# Recessed Door Latch Approach



## Mig (Oct 30, 2016)

This is something that's been coming up for me lately, regarding ANSI 2003 (also checked out the commentary which only served to throw a monkey wrench in my understanding) can a pull side latch approach door ever be recessed? I understand the code states that you can recess the door 8" max when an obstruction is within 18" of the door. From this I thought only forward approach is allowed for recessed doors, as a latch approach requires 24" on the pull side. Hence because your already going beyond the 18", you've already violated the code. Therefore its not possible to have an accessible pull side latch approach at a recessed door.

Any thoughts?


----------



## mark handler (Oct 30, 2016)

*you are correct. Recesses out of clearance area.*






*these below are front approach only*


----------



## mark handler (Oct 30, 2016)

If it is something you cannot change, consider an automatic or automated door opener. Or reverse the door swing.


----------



## Mig (Oct 31, 2016)

No worries, the project is still in the DD stage, so I'm catching these problem early.


----------



## Yikes (Oct 31, 2016)

Here is how California states this (and modified by adding the additional language in italics) in CBC 11B-404.2.4.3.

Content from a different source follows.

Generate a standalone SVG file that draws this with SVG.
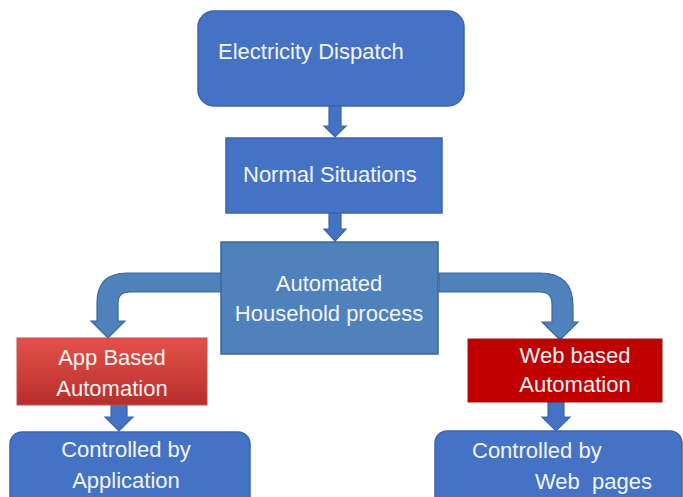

11B-404.2.4.3 Recessed doors and gates. Maneuvering clearances *for forward approach* shall be provided when any obstruction within 18 inches (457 mm) of the latch side _at an interior doorway, or within 24 inches (610 mm) of the latch side of an exterior doorway,_ projects
more than 8 inches (203 mm) beyond the face of the door, measured perpendicular to the face of the door or gate.​
Of course, in California we went the extra mile and required 60" of depth (fig 11B-404-2-4-1(h) - see below) instead of the 54" shown in figure (e) by Mark above.






Effectively, this 60" clearance in (h) turns the door into a front approach anyway!


----------